== DATA PROVIDED ==
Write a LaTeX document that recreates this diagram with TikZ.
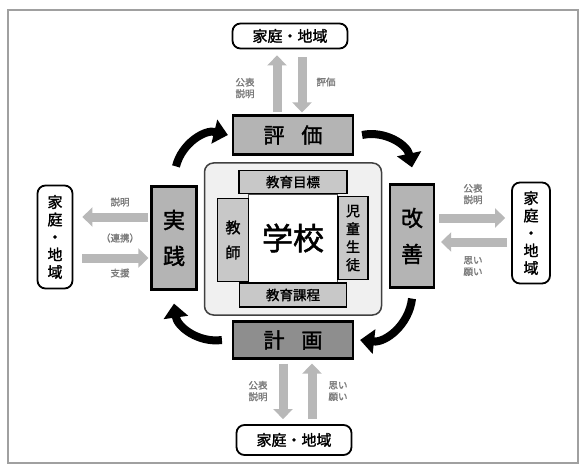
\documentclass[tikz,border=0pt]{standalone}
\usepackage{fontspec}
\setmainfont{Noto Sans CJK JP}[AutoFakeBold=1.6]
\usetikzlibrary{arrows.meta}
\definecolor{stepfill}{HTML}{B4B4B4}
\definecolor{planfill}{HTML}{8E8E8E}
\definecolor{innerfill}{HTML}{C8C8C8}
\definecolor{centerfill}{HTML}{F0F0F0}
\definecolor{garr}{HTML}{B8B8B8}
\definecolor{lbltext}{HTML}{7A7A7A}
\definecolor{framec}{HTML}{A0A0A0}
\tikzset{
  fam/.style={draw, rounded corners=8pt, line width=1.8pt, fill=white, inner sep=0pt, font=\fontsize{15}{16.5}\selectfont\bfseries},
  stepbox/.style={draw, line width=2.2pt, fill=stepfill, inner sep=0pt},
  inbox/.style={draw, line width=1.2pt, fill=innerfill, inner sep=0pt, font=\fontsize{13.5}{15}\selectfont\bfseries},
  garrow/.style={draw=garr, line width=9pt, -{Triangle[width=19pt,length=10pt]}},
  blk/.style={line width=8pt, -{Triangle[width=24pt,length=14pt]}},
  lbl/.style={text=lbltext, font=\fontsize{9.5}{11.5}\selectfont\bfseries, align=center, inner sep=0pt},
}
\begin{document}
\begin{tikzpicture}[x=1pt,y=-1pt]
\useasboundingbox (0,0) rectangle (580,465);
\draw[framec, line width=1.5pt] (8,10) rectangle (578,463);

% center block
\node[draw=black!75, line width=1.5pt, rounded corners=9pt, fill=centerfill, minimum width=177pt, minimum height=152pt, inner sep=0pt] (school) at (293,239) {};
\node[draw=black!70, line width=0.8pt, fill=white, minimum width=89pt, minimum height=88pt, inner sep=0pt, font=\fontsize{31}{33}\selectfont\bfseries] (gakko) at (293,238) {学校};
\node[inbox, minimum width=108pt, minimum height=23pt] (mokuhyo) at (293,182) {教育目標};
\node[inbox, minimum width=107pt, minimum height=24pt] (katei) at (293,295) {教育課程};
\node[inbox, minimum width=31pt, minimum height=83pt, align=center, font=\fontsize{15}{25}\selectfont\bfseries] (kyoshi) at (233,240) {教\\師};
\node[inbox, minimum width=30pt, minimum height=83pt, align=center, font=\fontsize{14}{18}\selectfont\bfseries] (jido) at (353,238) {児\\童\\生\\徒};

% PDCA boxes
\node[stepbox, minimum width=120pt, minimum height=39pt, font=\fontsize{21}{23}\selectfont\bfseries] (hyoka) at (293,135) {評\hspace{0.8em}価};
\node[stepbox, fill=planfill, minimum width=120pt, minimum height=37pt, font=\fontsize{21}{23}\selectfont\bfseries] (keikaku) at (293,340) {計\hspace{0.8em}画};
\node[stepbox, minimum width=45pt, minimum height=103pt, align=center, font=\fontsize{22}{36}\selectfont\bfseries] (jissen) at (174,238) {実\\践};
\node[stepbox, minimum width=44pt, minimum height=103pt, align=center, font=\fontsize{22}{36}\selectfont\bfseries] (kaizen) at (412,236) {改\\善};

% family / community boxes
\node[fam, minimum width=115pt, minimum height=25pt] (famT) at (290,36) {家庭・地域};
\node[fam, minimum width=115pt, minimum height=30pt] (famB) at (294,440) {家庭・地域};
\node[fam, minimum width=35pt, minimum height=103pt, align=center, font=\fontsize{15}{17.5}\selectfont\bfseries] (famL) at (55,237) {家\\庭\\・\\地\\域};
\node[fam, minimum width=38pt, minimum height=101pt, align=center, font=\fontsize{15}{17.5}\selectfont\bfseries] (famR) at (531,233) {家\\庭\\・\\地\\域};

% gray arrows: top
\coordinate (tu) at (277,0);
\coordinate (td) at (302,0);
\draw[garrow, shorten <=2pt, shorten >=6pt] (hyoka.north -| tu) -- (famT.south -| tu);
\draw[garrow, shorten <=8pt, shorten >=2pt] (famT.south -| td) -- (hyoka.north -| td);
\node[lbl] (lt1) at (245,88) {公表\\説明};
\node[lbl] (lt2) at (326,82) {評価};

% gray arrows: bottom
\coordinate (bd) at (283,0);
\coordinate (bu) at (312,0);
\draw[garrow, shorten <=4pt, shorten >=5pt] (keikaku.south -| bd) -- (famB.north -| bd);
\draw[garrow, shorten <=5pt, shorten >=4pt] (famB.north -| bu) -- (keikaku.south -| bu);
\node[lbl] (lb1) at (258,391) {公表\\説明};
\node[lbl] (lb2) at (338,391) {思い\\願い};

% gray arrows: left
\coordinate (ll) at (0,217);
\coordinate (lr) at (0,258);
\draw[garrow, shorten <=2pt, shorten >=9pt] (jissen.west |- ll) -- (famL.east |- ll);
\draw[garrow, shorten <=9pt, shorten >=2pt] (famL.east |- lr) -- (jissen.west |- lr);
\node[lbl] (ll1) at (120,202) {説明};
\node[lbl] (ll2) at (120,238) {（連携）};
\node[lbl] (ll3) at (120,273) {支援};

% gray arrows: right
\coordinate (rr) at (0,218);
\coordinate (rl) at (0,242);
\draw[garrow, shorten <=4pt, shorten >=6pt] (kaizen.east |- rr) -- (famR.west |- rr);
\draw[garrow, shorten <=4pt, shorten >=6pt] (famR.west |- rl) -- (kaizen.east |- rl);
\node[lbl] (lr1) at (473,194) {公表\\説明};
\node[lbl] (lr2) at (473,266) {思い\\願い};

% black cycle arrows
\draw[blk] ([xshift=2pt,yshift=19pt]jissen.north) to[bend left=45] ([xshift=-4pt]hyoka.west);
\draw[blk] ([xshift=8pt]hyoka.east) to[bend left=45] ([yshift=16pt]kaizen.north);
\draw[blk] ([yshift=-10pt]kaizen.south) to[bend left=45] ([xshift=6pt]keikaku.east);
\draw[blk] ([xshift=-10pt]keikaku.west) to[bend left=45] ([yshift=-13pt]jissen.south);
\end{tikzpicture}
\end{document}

==

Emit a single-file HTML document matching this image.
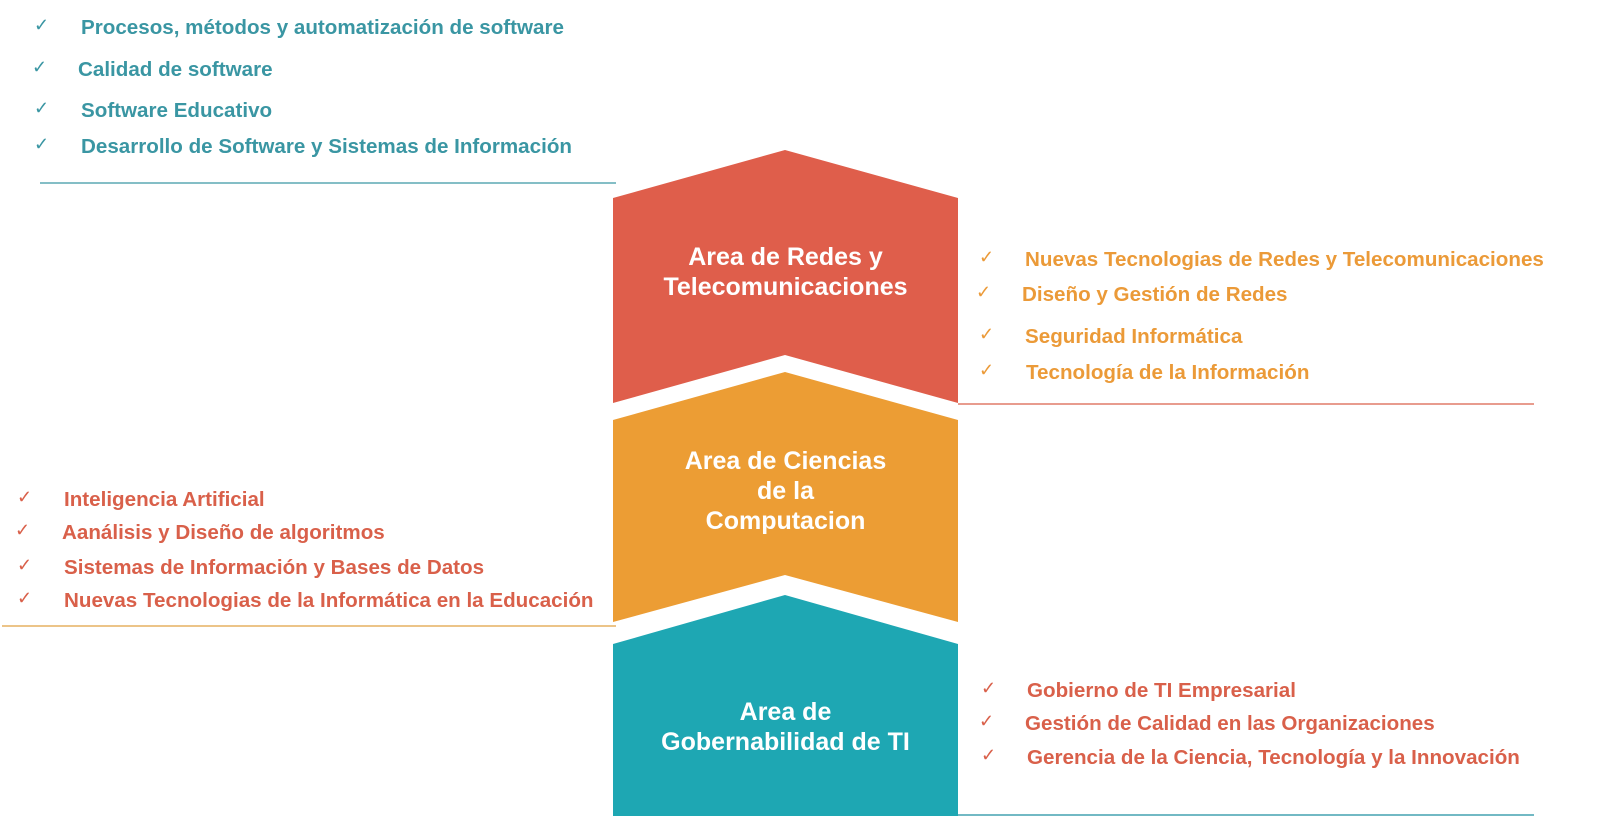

==

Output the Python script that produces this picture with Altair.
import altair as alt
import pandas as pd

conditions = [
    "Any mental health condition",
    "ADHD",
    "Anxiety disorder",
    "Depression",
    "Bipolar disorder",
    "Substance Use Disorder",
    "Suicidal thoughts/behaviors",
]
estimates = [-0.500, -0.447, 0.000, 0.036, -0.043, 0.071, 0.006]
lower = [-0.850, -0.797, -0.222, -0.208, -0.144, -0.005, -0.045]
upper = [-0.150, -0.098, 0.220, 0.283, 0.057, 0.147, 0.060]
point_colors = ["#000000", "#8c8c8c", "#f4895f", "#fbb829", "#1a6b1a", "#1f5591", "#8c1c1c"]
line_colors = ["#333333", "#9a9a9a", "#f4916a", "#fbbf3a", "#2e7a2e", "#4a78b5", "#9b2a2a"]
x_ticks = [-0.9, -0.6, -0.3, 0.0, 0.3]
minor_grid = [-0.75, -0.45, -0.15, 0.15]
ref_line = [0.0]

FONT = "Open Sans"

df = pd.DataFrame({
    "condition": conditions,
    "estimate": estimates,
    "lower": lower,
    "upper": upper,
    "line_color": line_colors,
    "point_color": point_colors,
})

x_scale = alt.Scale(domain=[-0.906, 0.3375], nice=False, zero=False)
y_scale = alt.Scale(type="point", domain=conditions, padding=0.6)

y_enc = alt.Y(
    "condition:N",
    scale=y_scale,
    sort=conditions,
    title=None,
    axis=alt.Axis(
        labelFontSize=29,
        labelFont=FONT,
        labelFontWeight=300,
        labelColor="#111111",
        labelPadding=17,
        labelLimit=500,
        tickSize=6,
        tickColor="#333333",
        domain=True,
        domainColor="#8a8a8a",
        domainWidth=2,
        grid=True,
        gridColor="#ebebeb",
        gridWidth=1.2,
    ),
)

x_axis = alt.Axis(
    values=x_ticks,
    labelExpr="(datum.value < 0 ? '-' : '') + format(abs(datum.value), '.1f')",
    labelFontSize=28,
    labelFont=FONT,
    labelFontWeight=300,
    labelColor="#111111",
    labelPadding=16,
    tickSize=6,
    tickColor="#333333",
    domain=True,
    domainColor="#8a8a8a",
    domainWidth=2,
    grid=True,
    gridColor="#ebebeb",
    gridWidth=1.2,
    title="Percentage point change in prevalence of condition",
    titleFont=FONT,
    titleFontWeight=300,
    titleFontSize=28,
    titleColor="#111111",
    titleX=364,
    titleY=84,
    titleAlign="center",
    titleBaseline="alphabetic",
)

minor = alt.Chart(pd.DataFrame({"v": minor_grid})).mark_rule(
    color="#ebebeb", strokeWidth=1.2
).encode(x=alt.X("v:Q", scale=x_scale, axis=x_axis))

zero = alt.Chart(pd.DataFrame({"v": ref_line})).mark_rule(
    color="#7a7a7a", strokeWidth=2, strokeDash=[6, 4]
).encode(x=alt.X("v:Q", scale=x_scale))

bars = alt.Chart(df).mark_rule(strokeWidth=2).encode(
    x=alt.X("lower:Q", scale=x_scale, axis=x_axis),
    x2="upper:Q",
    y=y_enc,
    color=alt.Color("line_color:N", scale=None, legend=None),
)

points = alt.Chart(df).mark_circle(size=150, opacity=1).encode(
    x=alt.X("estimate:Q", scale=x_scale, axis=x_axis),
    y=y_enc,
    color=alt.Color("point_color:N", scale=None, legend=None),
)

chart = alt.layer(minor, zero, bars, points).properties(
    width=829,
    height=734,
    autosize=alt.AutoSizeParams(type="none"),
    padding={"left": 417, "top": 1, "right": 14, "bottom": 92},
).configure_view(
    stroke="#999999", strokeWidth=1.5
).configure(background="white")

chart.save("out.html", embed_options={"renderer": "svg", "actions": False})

== TASK PROMPT ==
Extract all lines from the material above that include the word "this".

== EXERCISE RESULT ==
Write a LaTeX document that recreates this diagram with TikZ.
Emit a single-file HTML document matching this image.
Output the Python script that produces this picture with Altair.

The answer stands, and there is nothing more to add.